But behind the happiness is a history that makes this laughter special.
Because just over three years ago, these children fled the bombs and war of Aleppo, Syria with their parents, to seek safety in the UK as refugees.
They brought with them the few bits and pieces they could carry and the special things they didn’t want to leave behind. They also brought with them trauma, loss, grief and the unspoken pain of displaced people. And now they find themselves, along with their families, starting over in a new country with a different language, different climate and different culture.
It’s hard enough to picture what that would be like. We see ourselves as parents and adults and imagine how it would feel to leave everything we hold dear – chased out by conflict and strife.
But we don’t often imagine what it would be like to do that as a child.

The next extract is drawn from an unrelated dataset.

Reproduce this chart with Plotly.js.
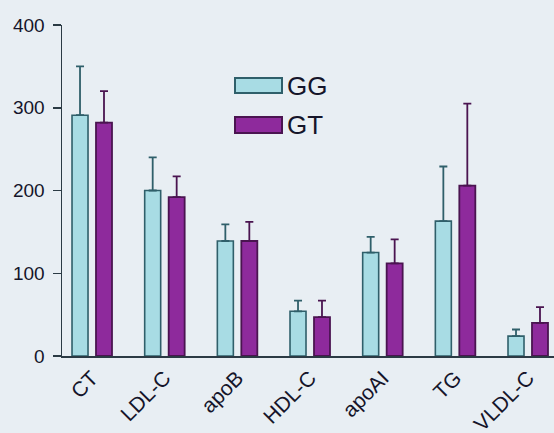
<!DOCTYPE html>
<html>
<head>
<meta charset="utf-8">
<script src="https://cdn.plot.ly/plotly-3.0.1.min.js"></script>
<style>
html,body{margin:0;padding:0;width:554px;height:433px;overflow:hidden;background:#e8eef3;}
#chart{width:580px;height:433px;}
</style>
</head>
<body>
<div id="chart"></div>
<script>
const categories = ["CT", "LDL-C", "apoB", "HDL-C", "apoAI", "TG", "VLDL-C"];
const ggMean = [291, 200, 139, 54, 125, 163, 24];
const ggErr  = [59, 40, 20, 13, 19, 66, 8];
const gtMean = [282, 192, 139, 47, 112, 206, 40];
const gtErr  = [38, 25, 23, 20, 29, 99, 19];
const yTicks = [0, 100, 200, 300, 400];

const W = 580, H = 433, ml = 62, mr = 10, mt = 25, mb = 77;
const pw = W - ml - mr, ph = H - mt - mb;
function px(x){ return (x - ml) / pw; }
function py(y){ return (H - mb - y) / ph; }

const traces = [
  {type:'bar', name:'GG', x:categories, y:ggMean,
   marker:{color:'#a8dce4', line:{color:'#2f5f6a', width:1.6}},
   error_y:{type:'data', array:ggErr, arrayminus:ggErr.map(()=>0), symmetric:false, color:'#2f5f6a', thickness:1.8, width:4}},
  {type:'bar', name:'GT', x:categories, y:gtMean,
   marker:{color:'#8e2a9c', line:{color:'#4a1450', width:1.8}},
   error_y:{type:'data', array:gtErr, arrayminus:gtErr.map(()=>0), symmetric:false, color:'#4a1450', thickness:1.8, width:4}}
];

const layout = {
  width:W, height:H,
  margin:{l:ml, r:mr, t:mt, b:mb, pad:0},
  paper_bgcolor:'#e8eef3', plot_bgcolor:'#e8eef3',
  showlegend:false,
  barmode:'group', bargap:0.34, bargroupgap:0.333,
  font:{family:'Liberation Sans, Arial, sans-serif', color:'#15152a'},
  xaxis:{type:'category', range:[-0.413, 6.578], showline:true, linecolor:'#2b3a44', linewidth:1.5,
         ticks:'', tickangle:-45, tickfont:{size:21, color:'#15152a'}, showgrid:false, zeroline:false},
  yaxis:{range:[0,400], tickvals:yTicks, ticktext:yTicks.map(String), showline:true, linecolor:'#2b3a44', linewidth:1.5,
         ticks:'outside', ticklen:8, tickwidth:1.5, tickcolor:'#2b3a44', ticklabelstandoff:4,
         tickfont:{size:19, color:'#15152a'}, showgrid:false, zeroline:false},
  shapes:[
    {type:'rect', xref:'paper', yref:'paper', x0:px(235), x1:px(282), y0:py(93), y1:py(78),
     fillcolor:'#a8dce4', line:{color:'#2f5f6a', width:2}},
    {type:'rect', xref:'paper', yref:'paper', x0:px(235), x1:px(282), y0:py(133), y1:py(117),
     fillcolor:'#8e2a9c', line:{color:'#4a1450', width:2}}
  ],
  annotations:[
    {xref:'paper', yref:'paper', x:px(285), y:py(86), xanchor:'left', yanchor:'middle', text:'GG', showarrow:false, font:{size:26, color:'#15152a'}},
    {xref:'paper', yref:'paper', x:px(285), y:py(125), xanchor:'left', yanchor:'middle', text:'GT', showarrow:false, font:{size:26, color:'#15152a'}}
  ]
};

Plotly.newPlot('chart', traces, layout, {displayModeBar:false, staticPlot:true});
</script>
</body>
</html>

The children of refugees don’t always understand why they have to leave. They often have to bear the burden of the massive change in their families lives – sometimes being the ones who end up as their family’s translators, because they pick up English more quickly than the older ones. They take on the vicarious trauma of their adult carers and don’t always have the capacity to understand why.
It can be a lonely, bewildering experience, coupled with an ache for what went before.
The good news is that there are people and places where they can just be kids again. Where they can put their past to one side for an hour or two and enjoy simple fun and find comfort. And one of those safe places is with the horses, ponies and volunteers at the Cavalier Centre in Much Wenlock, Shropshire.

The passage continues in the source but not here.